> _DATA EXTRACT_
+--

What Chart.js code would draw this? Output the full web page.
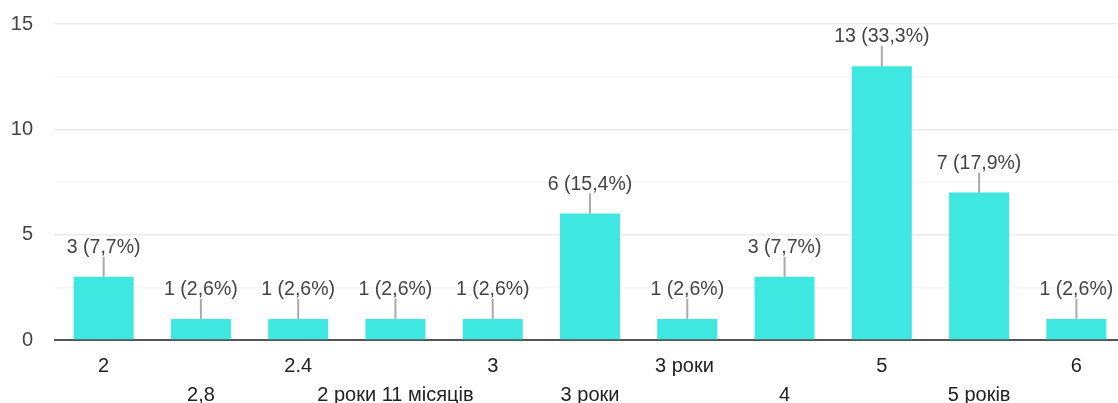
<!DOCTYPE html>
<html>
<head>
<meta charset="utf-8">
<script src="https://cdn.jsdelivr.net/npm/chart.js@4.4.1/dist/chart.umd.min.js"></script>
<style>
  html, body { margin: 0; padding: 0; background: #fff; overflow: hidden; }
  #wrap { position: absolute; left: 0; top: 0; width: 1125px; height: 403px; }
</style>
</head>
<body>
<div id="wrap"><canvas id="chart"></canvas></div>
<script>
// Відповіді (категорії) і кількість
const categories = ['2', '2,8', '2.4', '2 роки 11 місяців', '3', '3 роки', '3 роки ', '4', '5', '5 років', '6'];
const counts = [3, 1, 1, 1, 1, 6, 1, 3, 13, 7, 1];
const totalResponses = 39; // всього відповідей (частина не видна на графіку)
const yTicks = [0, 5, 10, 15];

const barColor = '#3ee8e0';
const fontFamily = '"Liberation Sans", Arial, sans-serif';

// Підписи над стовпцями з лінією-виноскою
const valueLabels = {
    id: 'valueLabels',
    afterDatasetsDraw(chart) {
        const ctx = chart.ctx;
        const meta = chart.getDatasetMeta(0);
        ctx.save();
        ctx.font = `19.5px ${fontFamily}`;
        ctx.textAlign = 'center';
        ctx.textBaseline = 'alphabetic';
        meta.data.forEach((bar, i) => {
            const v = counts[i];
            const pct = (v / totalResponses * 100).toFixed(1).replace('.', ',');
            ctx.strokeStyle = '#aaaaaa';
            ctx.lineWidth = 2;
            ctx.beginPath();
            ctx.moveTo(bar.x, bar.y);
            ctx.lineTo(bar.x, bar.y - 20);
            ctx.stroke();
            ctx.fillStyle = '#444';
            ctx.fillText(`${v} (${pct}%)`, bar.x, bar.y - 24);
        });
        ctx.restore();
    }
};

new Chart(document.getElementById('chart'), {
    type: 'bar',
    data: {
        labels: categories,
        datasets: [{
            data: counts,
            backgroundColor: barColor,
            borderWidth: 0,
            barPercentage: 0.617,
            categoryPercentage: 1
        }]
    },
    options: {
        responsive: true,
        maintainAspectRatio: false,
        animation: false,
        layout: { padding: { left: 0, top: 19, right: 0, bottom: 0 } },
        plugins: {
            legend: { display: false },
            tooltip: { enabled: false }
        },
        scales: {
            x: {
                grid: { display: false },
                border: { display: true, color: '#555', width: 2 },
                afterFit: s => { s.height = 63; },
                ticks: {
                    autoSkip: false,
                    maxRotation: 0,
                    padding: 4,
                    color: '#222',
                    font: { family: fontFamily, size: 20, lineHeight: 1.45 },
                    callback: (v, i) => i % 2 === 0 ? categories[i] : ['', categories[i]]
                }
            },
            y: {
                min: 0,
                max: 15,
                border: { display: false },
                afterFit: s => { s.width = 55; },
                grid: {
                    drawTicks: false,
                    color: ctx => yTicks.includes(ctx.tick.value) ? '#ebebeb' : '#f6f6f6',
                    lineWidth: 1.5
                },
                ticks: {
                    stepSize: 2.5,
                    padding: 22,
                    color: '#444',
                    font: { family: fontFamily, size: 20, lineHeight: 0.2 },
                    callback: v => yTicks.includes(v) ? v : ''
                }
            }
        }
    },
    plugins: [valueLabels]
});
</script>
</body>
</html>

+--

> _TASK TO COMPLETE_
Write out each line again precisely as it appears, skipping every picture.

> _EXPECTED ANSWER_
What Chart.js code would draw this? Output the full web page.
<!DOCTYPE html>
<html>
<head>
<meta charset="utf-8">
<script src="https://cdn.jsdelivr.net/npm/chart.js@4.4.1/dist/chart.umd.min.js"></script>
<style>
  html, body { margin: 0; padding: 0; background: #fff; overflow: hidden; }
  #wrap { position: absolute; left: 0; top: 0; width: 1125px; height: 403px; }
</style>
</head>
<body>
<div id="wrap"><canvas id="chart"></canvas></div>
<script>
// Відповіді (категорії) і кількість
const categories = ['2', '2,8', '2.4', '2 роки 11 місяців', '3', '3 роки', '3 роки ', '4', '5', '5 років', '6'];
const counts = [3, 1, 1, 1, 1, 6, 1, 3, 13, 7, 1];
const totalResponses = 39; // всього відповідей (частина не видна на графіку)
const yTicks = [0, 5, 10, 15];

const barColor = '#3ee8e0';
const fontFamily = '"Liberation Sans", Arial, sans-serif';

// Підписи над стовпцями з лінією-виноскою
const valueLabels = {
    id: 'valueLabels',
    afterDatasetsDraw(chart) {
        const ctx = chart.ctx;
        const meta = chart.getDatasetMeta(0);
        ctx.save();
        ctx.font = `19.5px ${fontFamily}`;
        ctx.textAlign = 'center';
        ctx.textBaseline = 'alphabetic';
        meta.data.forEach((bar, i) => {
            const v = counts[i];
            const pct = (v / totalResponses * 100).toFixed(1).replace('.', ',');
            ctx.strokeStyle = '#aaaaaa';
            ctx.lineWidth = 2;
            ctx.beginPath();
            ctx.moveTo(bar.x, bar.y);
            ctx.lineTo(bar.x, bar.y - 20);
            ctx.stroke();
            ctx.fillStyle = '#444';
            ctx.fillText(`${v} (${pct}%)`, bar.x, bar.y - 24);
        });
        ctx.restore();
    }
};

new Chart(document.getElementById('chart'), {
    type: 'bar',
    data: {
        labels: categories,
        datasets: [{
            data: counts,
            backgroundColor: barColor,
            borderWidth: 0,
            barPercentage: 0.617,
            categoryPercentage: 1
        }]
    },
    options: {
        responsive: true,
        maintainAspectRatio: false,
        animation: false,
        layout: { padding: { left: 0, top: 19, right: 0, bottom: 0 } },
        plugins: {
            legend: { display: false },
            tooltip: { enabled: false }
        },
        scales: {
            x: {
                grid: { display: false },
                border: { display: true, color: '#555', width: 2 },
                afterFit: s => { s.height = 63; },
                ticks: {
                    autoSkip: false,
                    maxRotation: 0,
                    padding: 4,
                    color: '#222',
                    font: { family: fontFamily, size: 20, lineHeight: 1.45 },
                    callback: (v, i) => i % 2 === 0 ? categories[i] : ['', categories[i]]
                }
            },
            y: {
                min: 0,
                max: 15,
                border: { display: false },
                afterFit: s => { s.width = 55; },
                grid: {
                    drawTicks: false,
                    color: ctx => yTicks.includes(ctx.tick.value) ? '#ebebeb' : '#f6f6f6',
                    lineWidth: 1.5
                },
                ticks: {
                    stepSize: 2.5,
                    padding: 22,
                    color: '#444',
                    font: { family: fontFamily, size: 20, lineHeight: 0.2 },
                    callback: v => yTicks.includes(v) ? v : ''
                }
            }
        }
    },
    plugins: [valueLabels]
});
</script>
</body>
</html>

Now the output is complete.